Nearly 90,000 Sex Abuse Claims Filed In Boy Scouts Bankruptcy Case


Almost 90,000 sexual abuse claims have been filed against the Boy Scouts of America as the Monday deadline arrived for submitting claims in the organization’s bankruptcy case.

The number far exceeds the initial projections of lawyers across the US who have been signing up clients since the Boy Scouts filed for bankruptcy protection in February following hundreds of lawsuits alleging decades-old sex abuse by Scout leaders.

Paul Mones, a lawyer who has been working on Boy Scouts cases for nearly two decades, told AFP: “It’s by far the largest sexual abuse scandal in the U.S.,” He added that scouting has long offered a “perfect petri dish” for pedophiles: “boys have taken an oath of loyalty, they are away from their parents, in the wilderness.”

Press TV reports:“We are devastated by the number of lives impacted by past abuse in Scouting and moved by the bravery of those who have come forward,” the Boy Scouts said in a statement. “We are heartbroken that we cannot undo their pain.”

A few hours before the 5 p.m. EST deadline, the number of claims totaled 88,500, lawyers said.

Eventually, the proceedings in federal bankruptcy court will lead to the creation of a compensation fund to pay out settlements to abuse survivors whose claims are upheld.

The potential size of the fund is not yet known and will be the subject of complex negotiations. The national organization is expected to contribute a substantial portion of its assets, which include financial investments and real estate. The Boy Scouts’ insurers also will be contributing, as will the Boy Scouts’ roughly 260 local councils and companies that insured them in the past.

Andrew Van Arsdale, a lawyer with a network called Abused in Scouting, said it has signed up about 16,000 claimants. He said that number doubled after the Boy Scouts, under the supervision of a bankruptcy judge, launched a nationwide advertising campaign on Aug. 31 to notify victims that they had until Nov. 16 to seek compensation.

“They spent millions trying to encourage people to come forward,” Van Arsdale said. “Now, the question is whether they can make good on their commitment.”

The Boy Scouts said it “intentionally developed an open, accessible process to reach survivors and help them take an essential step toward receiving compensation.”

“The response we have seen from survivors has been gut-wrenching,” the organization added. “We are deeply sorry.”

The bankruptcy has been painful for the 110-year-old Boy Scouts, which has been a pillar of American civic life for generations. Its finances were already strained by sex abuse settlements and declining membership — now below 2 million from a peak of over 4 million in the 1970s.

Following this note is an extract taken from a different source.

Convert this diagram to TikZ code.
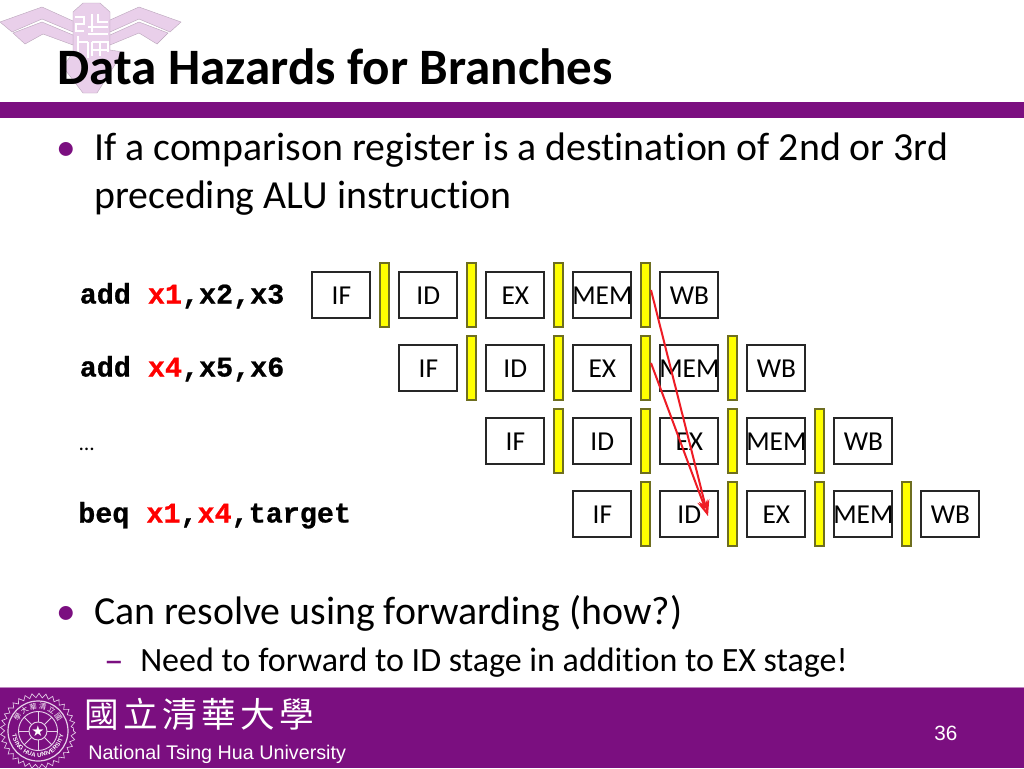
\documentclass[tikz,border=0pt]{standalone}
\usepackage{fontspec}
\usetikzlibrary{arrows.meta,decorations.text,decorations.pathmorphing}
\setmainfont{Carlito}[Ligatures={NoCommon}]
\newfontfamily\codefont{Liberation Mono}[BoldFeatures={FakeBold=0.8}]
\newfontfamily\arialfont{Liberation Sans}
\newfontfamily\cjkfont{Noto Sans CJK TC}[LetterSpace=12.5]
\newfontfamily\sealcjk{Noto Sans CJK TC}
\newfontfamily\symbfont{DejaVu Sans}
\definecolor{nthu}{HTML}{7B0F80}
\definecolor{nthulogo}{HTML}{E9CFEA}
\definecolor{barfill}{HTML}{FFFF00}
\definecolor{barline}{HTML}{6E6E20}
\definecolor{hazard}{HTML}{EE1C25}
\definecolor{sealline}{HTML}{E6CFE8}
\tikzset{
  x=0.75pt,y=-0.75pt,
  stagebox/.style={draw=black!85,line width=1.4pt,minimum width=43.5pt,minimum height=34.5pt,inner sep=0pt,font=\fontsize{20.5}{20.5}\selectfont,anchor=north west},
  latch/.style={draw=barline,line width=0.8pt,fill=barfill},
  body/.style={anchor=base west,inner sep=0pt,font=\fontsize{29.85}{30}\selectfont},
  subbody/.style={anchor=base west,inner sep=0pt,font=\fontsize{25.5}{26}\selectfont},
  code/.style={anchor=base west,inner sep=0pt,font=\codefont\bfseries\fontsize{21.3}{21.3}\selectfont},
  bulletdot/.style={anchor=base west,inner sep=0pt,text=nthu,font=\fontsize{29.5}{30}\selectfont},
  logoshape/.style={fill=nthulogo,draw=nthulogo!80!black,line width=0.3pt},
  hazardarrow/.style={draw=hazard,line width=1.5pt,-{Stealth[open,length=12pt,width=8pt,fill=white]}},
  footer/.style={anchor=base west,inner sep=0pt,text=white},
}
\newcommand{\stage}[4]{\node[stagebox] (#1) at (#2-0.6,#3-0.6) {\makebox[0pt][c]{#4}};}
\newcommand{\latchbar}[3]{\path[latch] (#2,#3) rectangle +(9,64) coordinate (#1);}
\begin{document}
\begin{tikzpicture}
\useasboundingbox (0,0) rectangle (1024,768);
\fill[white] (0,0) rectangle (1024,768);
% logo
\path[logoshape] (73,12) -- (83,3) -- (100,3) -- (110,12) -- (110,50) -- (123,52) -- (97,93) -- (83,93) -- (63,67) -- (73,52) -- cycle;
\path[logoshape] (0,22) -- (42,7) -- (73,21) -- (73,32) -- (42,19) -- (12,32) -- cycle;
\path[logoshape] (13,33) -- (42,22) -- (73,35) -- (73,45) -- (43,34) -- (25,44) -- cycle;
\path[logoshape] (181,22) -- (139,7) -- (110,20) -- (110,32) -- (139,19) -- (170,32) -- cycle;
\path[logoshape] (168,33) -- (139,22) -- (110,35) -- (110,45) -- (139,33) -- (157,44) -- cycle;
\draw[white,line width=2.2pt] (75,17) -- (84,17) -- (84,24) -- (76,24) -- (76,31) -- (84,31) (92,14) -- (92,32) (98,14) -- (98,22) -- (108,22) (88,27) -- (108,27) (88,34) -- (108,34) (78,36) -- (78,58) (78,42) -- (88,42) (88,42) -- (88,58) (92,42) -- (108,42) -- (108,52) (92,42) -- (92,56) (100,42) -- (100,56) (92,50) -- (108,50);
% title and bars
\node[anchor=base west,inner sep=0pt,font=\bfseries\fontsize{38.3}{38.3}\selectfont] (title) at (57,84) {Data Hazards for Branches};
\fill[nthu] (0,102) rectangle (1024,118);
\fill[nthu] (0,688) rectangle (1024,768);
\draw[nthu!50,line width=0.5pt] (0,687.5) -- (1024,687.5);
% bullets
\node[bulletdot] (b1) at (56,160) {•};
\node[body] (t1) at (94,160) {If a comparison register is a destination of 2nd or 3rd};
\node[body] (t1b) at (94,208) {preceding ALU instruction};
\node[bulletdot] (b2) at (56,624) {•};
\node[body] (t2) at (94,624) {Can resolve using forwarding (how?)};
\node[anchor=base west,inner sep=0pt,text=nthu,font=\fontsize{29.5}{30}\selectfont] (d3) at (104,673) {–};
\node[subbody] (t3) at (140,671) {Need to forward to ID stage in addition to EX stage!};
% code
\node[code] (c1) at (79.5,303.5) {add \textcolor{red}{x1},x2,x3};
\node[code] (c2) at (79.5,376.5) {add \textcolor{red}{x4},x5,x6};
\node[anchor=base west,inner sep=0pt,font=\fontsize{16}{16}\selectfont] (c3) at (79,450) {…};
\node[code] (c4) at (78,522.5) {beq \textcolor{red}{x1},\textcolor{red}{x4},target};
% latches
\latchbar{la1}{380}{263}\latchbar{la2}{467}{263}\latchbar{la3}{554}{263}\latchbar{la4}{641}{263}
\latchbar{lb1}{467}{336}\latchbar{lb2}{554}{336}\latchbar{lb3}{641}{336}\latchbar{lb4}{728}{336}
\latchbar{lc1}{554}{409}\latchbar{lc2}{641}{409}\latchbar{lc3}{728}{409}\latchbar{lc4}{815}{409}
\latchbar{ld1}{641}{482}\latchbar{ld2}{728}{482}\latchbar{ld3}{815}{482}\latchbar{ld4}{902}{482}
% stages
\stage{a1}{312}{272}{IF}\stage{a2}{399}{272}{ID}\stage{a3}{486}{272}{EX}\stage{a4}{573}{272}{MEM}\stage{a5}{660}{272}{WB}
\stage{b1s}{399}{345}{IF}\stage{b2s}{486}{345}{ID}\stage{b3s}{573}{345}{EX}\stage{b4s}{660}{345}{MEM}\stage{b5s}{747}{345}{WB}
\stage{c1s}{486}{418}{IF}\stage{c2s}{573}{418}{ID}\stage{c3s}{660}{418}{EX}\stage{c4s}{747}{418}{MEM}\stage{c5s}{834}{418}{WB}
\stage{d1s}{573}{491}{IF}\stage{d2s}{660}{491}{ID}\stage{d3s}{747}{491}{EX}\stage{d4s}{834}{491}{MEM}\stage{d5s}{921}{491}{WB}
% forwarding
\coordinate (fa) at (651,290);
\coordinate (fb) at (651,363);
\coordinate (ft) at (708,516);
\draw[hazardarrow] (fa) -- (ft);
\draw[hazardarrow] (fb) -- (ft);
% seal
\draw[sealline,line width=0.5pt,decorate,decoration={zigzag,segment length=5pt,amplitude=1.6pt}] (38,731) circle (35.5);
\draw[sealline,line width=0.9pt] (38,731) circle (30);
\draw[sealline,line width=0.7pt] (38,731) circle (19.5);
\draw[sealline,line width=0.7pt] (38,731) circle (9);
\foreach \a in {0,45,...,315} \draw[sealline,line width=0.7pt] (38,731) ++(\a:9) -- ++(\a:10.5);
\node[text=white,inner sep=0pt,font=\symbfont\fontsize{11}{11}\selectfont] (star) at (38,731) {★};
\path[decorate,decoration={text along path,text color=white,text align=fit to path,text={|\arialfont\bfseries\fontsize{4.5}{5}\selectfont|TSING HUA UNIVERSITY}}] (38,731) ++(172:26) arc[start angle=172,end angle=8,radius=26];
\path[decorate,decoration={text along path,text color=white,text align=fit to path,text={|\sealcjk\fontsize{5.5}{5.5}\selectfont|學大華清立國}}] (38,731) ++(205:22) arc[start angle=205,end angle=335,radius=22];
% footer
\node[anchor=base west,inner sep=0pt,text=white,font=\cjkfont\fontsize{26}{26}\selectfont] (cn) at (84,727) {國立清華大學};
\node[footer,font=\arialfont\fontsize{14.8}{16}\selectfont] (uni) at (88,759) {National Tsing Hua University};
\node[footer,font=\arialfont\fontsize{15.5}{16}\selectfont] (page) at (934,740) {36};
\end{tikzpicture}
\end{document}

Most of the pending sex abuse claims date to the 1960s, ’70s and ’80s, before the Boy Scouts adopted criminal background checks, abuse prevention training for all staff and volunteers, and a rule that two or more adult leaders must be present during activities.

Among the contentious issues still to be addressed in the bankruptcy case is the extent to which the Boy Scouts’ local councils contribute to the compensation fund.